We humans – and workplace professionals – are products of a range of things forged in our minds, hearts and spirits.

Our views, opinions and therefore our truths are formed by our experiences and our computation of the world.  We only have to look at recent referendum and voting activities which defy “experts’; numerologists; analysts and trend-spotters.  For we have orthodoxies, beliefs, values, truths.  We may be taught, indoctrinated. We hold biases, prejudices, assumptions.  We are as unpredictable as ever despite use of big data; behavioural economics; and algorithms.

And our holding on; digging in; hunkering down – is the perfect recipe to NOT innovate.

Yet letting go – feeling the fear and doing it anyway; flattening an anxiety peak; dropping a bias – is where innovation could flourish.

Let’s look at our economic system.  Every 8 or so years, there’s a bit of convulsive shock.  Dot com crash in 2000; sub-prime mortgages in 2008; Brexit and Trumponomics in 2016?  So if we know this, why the heck don’t we do something about it?  Tinker with the economic model to prevent a failsafe.  It’s hardly demonstrating black box thinking is it?

One of the problems here is we’re NOT LETTING GO of the current orthodoxies and beliefs that are stifling our innovation energy and opportunity.  We’re not getting over biases and assumptions and allowing new thinking to flow.  We’re not letting go of our arrogance, fear, indoctrinated ways; to bring some excitement and fresh thinking to areas which are troublesome, tricky and even tumultuous.

If it’s that easy – letting go – why don’t we just start doing it then?

Well the reasons we’re not letting go are partly brain science and partly systemic.

We’re wired to find the easy path in thinking – not to waste any mental processing energy and besides, if we KNOW something it’s difficult to UNKNOW that so we almost have a pre-programmed element to our thinking.

We’re also guilty of the “if it were that simple, someone would have done it by now…” assumption or bias.  Well, someone has to be first so don’t assume it’s not been done somewhere.  The knowing / doing gap proves all such assumptive thinking is hindering us in a number of ways.

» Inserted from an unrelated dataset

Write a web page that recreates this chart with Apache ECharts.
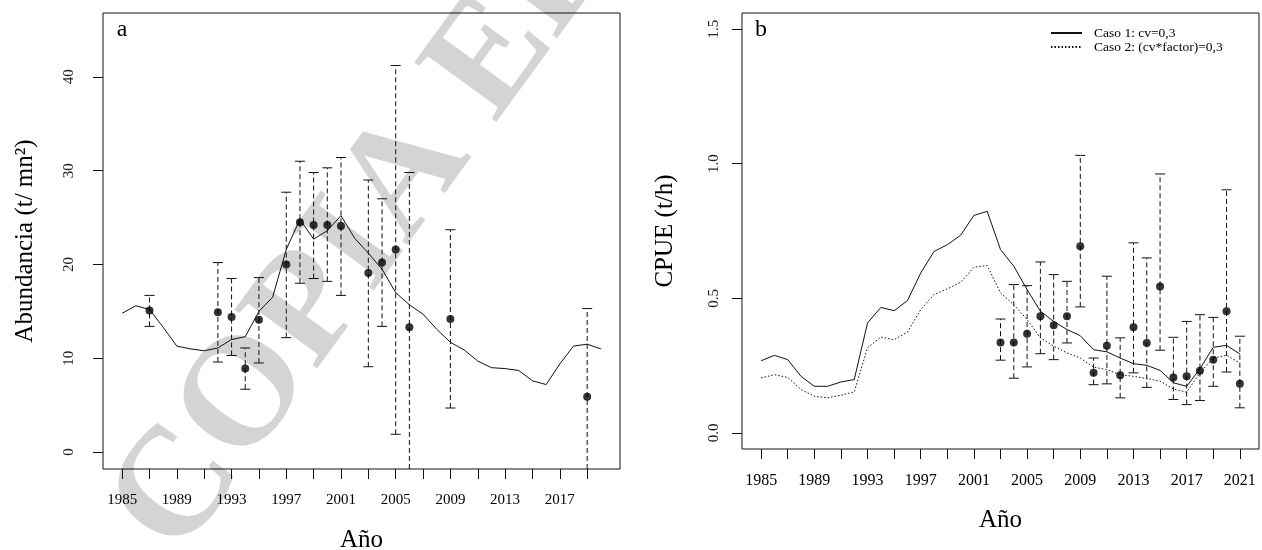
<!DOCTYPE html>
<html>
<head>
<meta charset="utf-8">
<script src="https://cdn.jsdelivr.net/npm/echarts@6/dist/echarts.min.js"></script>
<style>
  html, body { margin: 0; padding: 0; background: #ffffff; }
  #chart { width: 1262px; height: 550px; }
</style>
</head>
<body>
<div id="chart"></div>
<script>
// ---- Panel a: abundance (model trajectory and survey estimates) ----
const yearsA = [1985, 1986, 1987, 1988, 1989, 1990, 1991, 1992, 1993, 1994, 1995, 1996,
  1997, 1998, 1999, 2000, 2001, 2002, 2003, 2004, 2005, 2006, 2007, 2008,
  2009, 2010, 2011, 2012, 2013, 2014, 2015, 2016, 2017, 2018, 2019, 2020];
const abundModelA = [14.8, 15.6, 15.2, 13.3, 11.3, 11.0, 10.8, 11.1, 12.0, 12.3, 15.0, 16.5,
  21.6, 24.8, 22.7, 23.6, 25.2, 22.8, 21.2, 19.5, 17.0, 15.7, 14.7, 13.1,
  11.7, 10.9, 9.7, 9.0, 8.9, 8.7, 7.6, 7.2, 9.4, 11.3, 11.5, 11.0];
const obsYearsA = [1987, 1992, 1993, 1994, 1995, 1997, 1998, 1999, 2000, 2001, 2003, 2004, 2005, 2006, 2009, 2019];
const obsA = [15.1, 14.9, 14.4, 8.9, 14.1, 20.0, 24.5, 24.2, 24.2, 24.1, 19.1, 20.2, 21.6, 13.3, 14.2, 5.9];
const lowA = [13.4, 9.6, 10.3, 6.7, 9.5, 12.2, 18.0, 18.5, 18.2, 16.7, 9.1, 13.4, 1.9, -3.2, 4.7, -3.5];
const upA  = [16.7, 20.2, 18.5, 11.1, 18.6, 27.7, 31.0, 29.8, 30.3, 31.4, 29.0, 27.0, 41.2, 29.8, 23.7, 15.3];
const xTicksA = [1985, 1987, 1989, 1991, 1993, 1995, 1997, 1999, 2001, 2003, 2005, 2007, 2009, 2011, 2013, 2015, 2017, 2019];
const xLabelsA = [1985, 1989, 1993, 1997, 2001, 2005, 2009, 2013, 2017];
const yTicksA = [0, 10, 20, 30, 40];

// ---- Panel b: CPUE (two scenarios and observed index) ----
const yearsB = [1985, 1986, 1987, 1988, 1989, 1990, 1991, 1992, 1993, 1994, 1995, 1996,
  1997, 1998, 1999, 2000, 2001, 2002, 2003, 2004, 2005, 2006, 2007, 2008,
  2009, 2010, 2011, 2012, 2013, 2014, 2015, 2016, 2017, 2018, 2019, 2020, 2021];
const caso1 = [0.268, 0.288, 0.272, 0.210, 0.173, 0.173, 0.189, 0.198, 0.408, 0.466, 0.454, 0.491,
  0.594, 0.674, 0.699, 0.734, 0.808, 0.823, 0.681, 0.619, 0.532, 0.452, 0.414, 0.384,
  0.361, 0.309, 0.301, 0.278, 0.257, 0.251, 0.232, 0.186, 0.173, 0.238, 0.318, 0.325, 0.293];
const caso2 = [0.204, 0.216, 0.206, 0.161, 0.136, 0.130, 0.140, 0.152, 0.316, 0.356, 0.346, 0.374,
  0.458, 0.514, 0.535, 0.559, 0.615, 0.622, 0.520, 0.476, 0.421, 0.353, 0.322, 0.297,
  0.278, 0.244, 0.235, 0.216, 0.210, 0.202, 0.192, 0.163, 0.151, 0.223, 0.278, 0.288, 0.260];
const obsYearsB = [2003, 2004, 2005, 2006, 2007, 2008, 2009, 2010, 2011, 2012, 2013, 2014,
  2015, 2016, 2017, 2018, 2019, 2020, 2021];
const obsB = [0.336, 0.336, 0.368, 0.433, 0.400, 0.433, 0.693, 0.223, 0.324, 0.214, 0.392, 0.334,
  0.544, 0.206, 0.210, 0.231, 0.272, 0.452, 0.182];
const lowB = [0.270, 0.203, 0.245, 0.294, 0.272, 0.334, 0.468, 0.179, 0.182, 0.130, 0.223, 0.169,
  0.307, 0.124, 0.105, 0.120, 0.173, 0.226, 0.093];
const upB  = [0.423, 0.551, 0.547, 0.635, 0.588, 0.563, 1.031, 0.278, 0.582, 0.353, 0.706, 0.650,
  0.962, 0.355, 0.414, 0.439, 0.429, 0.903, 0.359];
const xTicksB = [1985, 1987, 1989, 1991, 1993, 1995, 1997, 1999, 2001, 2003, 2005, 2007, 2009,
  2011, 2013, 2015, 2017, 2019, 2021];
const xLabelsB = [1985, 1989, 1993, 1997, 2001, 2005, 2009, 2013, 2017, 2021];
const yTicksB = [0, 0.5, 1.0, 1.5];

const seriesNames = ['Caso 1: cv=0,3', 'Caso 2: (cv*factor)=0,3'];

const SERIF = '"Liberation Serif", "Times New Roman", serif';
const INK = '#111111';

// Dashed interval with dashed end caps, clipped to the plotting box.
function errorBarItem(params, api) {
  const cs = params.coordSys;
  const top = cs.y, bottom = cs.y + cs.height;
  const x = api.value(0);
  const pLo = api.coord([x, api.value(1)]);
  const pHi = api.coord([x, api.value(2)]);
  const px = pLo[0];
  const style = { stroke: INK, lineWidth: 1, lineDash: [5, 3], fill: null };
  const children = [{
    type: 'line',
    shape: { x1: px, y1: Math.min(pLo[1], bottom), x2: px, y2: Math.max(pHi[1], top) },
    style: style
  }];
  const half = 6;
  [pLo[1], pHi[1]].forEach(function (py) {
    if (py >= top && py <= bottom) {
      children.push({ type: 'line', shape: { x1: px, y1: py, x2: px - half, y2: py }, style: style });
      children.push({ type: 'line', shape: { x1: px, y1: py, x2: px + half, y2: py }, style: style });
    }
  });
  return { type: 'group', children: children };
}

function yearAxis(gridIndex, min, max, ticks, labels, fontSize, margin) {
  return {
    type: 'value', gridIndex: gridIndex, min: min, max: max, position: 'bottom',
    axisLine: { show: false, onZero: false },
    splitLine: { show: false },
    axisTick: { show: true, inside: false, length: 10, customValues: ticks, lineStyle: { color: INK, width: 1 } },
    axisLabel: {
      customValues: labels, margin: margin, color: '#000',
      fontFamily: SERIF, fontSize: fontSize,
      formatter: function (v) { return String(v); }
    }
  };
}

function valueAxis(gridIndex, min, max, ticks, margin, fmt) {
  return {
    type: 'value', gridIndex: gridIndex, min: min, max: max, position: 'left',
    axisLine: { show: false, onZero: false },
    splitLine: { show: false },
    axisTick: { show: true, inside: false, length: 10, customValues: ticks, lineStyle: { color: INK, width: 1 } },
    axisLabel: {
      customValues: ticks, rotate: 90, margin: margin, color: '#222',
      fontFamily: SERIF, fontSize: 15, formatter: fmt
    }
  };
}

const chart = echarts.init(document.getElementById('chart'), null, { renderer: 'canvas' });

chart.setOption({
  backgroundColor: '#ffffff',
  animation: false,
  color: [INK],
  grid: [
    { left: 103, top: 13, width: 517, height: 456, show: true, borderColor: INK, borderWidth: 1, backgroundColor: 'transparent' },
    { left: 742, top: 13, width: 517, height: 436, show: true, borderColor: INK, borderWidth: 1, backgroundColor: 'transparent' }
  ],
  xAxis: [
    yearAxis(0, 1983.6, 2021.4, xTicksA, xLabelsA, 15, 24),
    yearAxis(1, 1983.56, 2022.44, xTicksB, xLabelsB, 16, 24)
  ],
  yAxis: [
    valueAxis(0, -1.8, 46.8, yTicksA, 26, function (v) { return String(v); }),
    valueAxis(1, -0.06, 1.56, yTicksB, 20, function (v) { return v.toFixed(1); })
  ],
  legend: {
    data: seriesNames,
    orient: 'vertical',
    left: 1050, top: 26,
    padding: 0,
    itemWidth: 31, itemHeight: 14, itemGap: 0,
    selectedMode: false,
    itemStyle: { opacity: 0 },
    textStyle: { fontFamily: SERIF, fontSize: 13.5, color: '#000', padding: [0, 0, 0, 7] }
  },
  graphic: [
    {
      type: 'text', x: 146, y: 536, rotation: 54 * Math.PI / 180, z: -10, silent: true,
      style: { text: 'COPIA ELECTRÓNICA', font: 'bold 155px "Liberation Serif"', fill: '#d4d4d4', align: 'left', verticalAlign: 'middle' }
    },
    { type: 'text', x: 122, y: 30, style: { text: 'a', font: '24px "Liberation Serif"', fill: '#000', align: 'center', verticalAlign: 'middle' } },
    { type: 'text', x: 761, y: 30, style: { text: 'b', font: '24px "Liberation Serif"', fill: '#000', align: 'center', verticalAlign: 'middle' } },
    { type: 'text', x: 361.5, y: 540, style: { text: 'Año', font: '25px "Liberation Serif"', fill: '#000', align: 'center', verticalAlign: 'middle' } },
    { type: 'text', x: 1000.5, y: 520, style: { text: 'Año', font: '25px "Liberation Serif"', fill: '#000', align: 'center', verticalAlign: 'middle' } },
    { type: 'text', x: 25, y: 241, rotation: Math.PI / 2, style: { text: 'Abundancia (t/ mn²)', font: '25px "Liberation Serif"', fill: '#000', align: 'center', verticalAlign: 'middle' } },
    { type: 'text', x: 665, y: 231, rotation: Math.PI / 2, style: { text: 'CPUE (t/h)', font: '25px "Liberation Serif"', fill: '#000', align: 'center', verticalAlign: 'middle' } }
  ],
  series: [
    {
      type: 'line', name: 'Abundancia modelo', xAxisIndex: 0, yAxisIndex: 0,
      data: yearsA.map(function (y, i) { return [y, abundModelA[i]]; }),
      symbol: 'none', itemStyle: { color: INK }, lineStyle: { color: INK, width: 1 }, z: 3
    },
    {
      type: 'custom', name: 'IC abundancia', xAxisIndex: 0, yAxisIndex: 0,
      data: obsYearsA.map(function (y, i) { return [y, lowA[i], upA[i]]; }),
      encode: { x: 0, y: [1, 2] }, renderItem: errorBarItem, z: 2
    },
    {
      type: 'scatter', name: 'Abundancia observada', xAxisIndex: 0, yAxisIndex: 0,
      data: obsYearsA.map(function (y, i) { return [y, obsA[i]]; }),
      symbol: 'circle', symbolSize: 8, itemStyle: { color: '#000' }, z: 4
    },
    {
      type: 'line', name: seriesNames[0], xAxisIndex: 1, yAxisIndex: 1,
      data: yearsB.map(function (y, i) { return [y, caso1[i]]; }),
      symbol: 'none', itemStyle: { color: INK }, lineStyle: { color: INK, width: 1, type: 'solid' }, z: 3
    },
    {
      type: 'line', name: seriesNames[1], xAxisIndex: 1, yAxisIndex: 1,
      data: yearsB.map(function (y, i) { return [y, caso2[i]]; }),
      symbol: 'none', itemStyle: { color: INK }, lineStyle: { color: INK, width: 1, type: [1.5, 2] }, z: 3
    },
    {
      type: 'custom', name: 'IC CPUE', xAxisIndex: 1, yAxisIndex: 1,
      data: obsYearsB.map(function (y, i) { return [y, lowB[i], upB[i]]; }),
      encode: { x: 0, y: [1, 2] }, renderItem: errorBarItem, z: 2
    },
    {
      type: 'scatter', name: 'CPUE observada', xAxisIndex: 1, yAxisIndex: 1,
      data: obsYearsB.map(function (y, i) { return [y, obsB[i]]; }),
      symbol: 'circle', symbolSize: 8, itemStyle: { color: '#000' }, z: 4
    }
  ]
});
</script>
</body>
</html>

OK – so let’s say we realise this and may be thinking of letting go to start innovating – how do we do that..?

There is a bank of research and a model for doing so.  Otto Sharmer’s outstanding Theory U work.  He has crafted a U-shaped model based on his work in research and lecturing at MIT.  It is formed around a journey of letting go – of non-productive but hardwired ways of thinking and being – passing a point of what Otto calls percepting – into an upward curve of reinvention and rebirth where innovation is the key to finding a new you / way of living and being.

The model is applicable for people individually, for teams, for organisations, social businesses; communities, for socio-political reformation and cultural change.

It has 3 core operating principles – open mind; open heart; open will.  Being open to new sensory experiences and sensing processes within yourself.  Using them to change the things around you that may be impacting on you negatively or in a constraining manner.

The journey starts with a downloading phase of your past patterns.  By this it means some kind of behaviours; beliefs, habits and norms inventory.  This describes your inner voice of judgement and requires a very honest self-appraisal and a sensing exercise on what in this list / download needs attending to and changing.  The next stage in the downward U is to redirect.  And through the voice of criticism you have, sense again, what the redirecting of thinking and being looks like.   The near deepest well of the U is to consider the voice of fear and allow yourself to let go.

It’s this aspect that got me thinking not just about personal or systemic change, but on innovation.  How can we REALLY innovate when we don’t let go?

Nokia – didn’t let go of Symbian as an operating platform, Android and IOS killed it.  No matter how it then tried to innovate and its partnership with Windows went, it was too late.  Nokia needed to let go sooner in order to innovate.

Of course I could list a hundred more companies here who should let go sooner but you get the point.

In order to innovate, you have to let go.

In order to innovate – say – your recruitment processes/policy, you may have to let go of your trust, fixation and belief that a 3 person panel and competency based questions are best.  What if they didn’t exist?  What if you had to create something totally new in this space?

Letting go is the liberation of the lateral thought; the escape from the prison of the present; and a firm ousting of the comfort of the known.

Theory U incidentally then has an upward journey based on letting come – new experiences, new ideas, new people, new factors, new beliefs; and is followed by crystallising those into a vision and an intention; using enacting/activism to move up to prototyping (a classic innovation techniques) and then into embodying (the vision/intention) and into performing (the new habit; thinking; bias control whatever).

Yet we’re attached to things and letting go isn’t easy.   It is in itself perhaps a learned skill.

So I guess I’d urge you to do 3 things here:

  1. Consider deeper investigation into Theory U – I really haven’t done this marvellous work any justice here but given a tiny snapshot of it.
  2. Consider your own personal innovation journey – what will you need to let go of and work through the U to come out the other side with new performing ways? You will have to become good at letting go; and
  3. Be the one advocating or challenging others on what they’re not letting go of.

For without letting go we may never feel the weightless buoyancy of true innovation.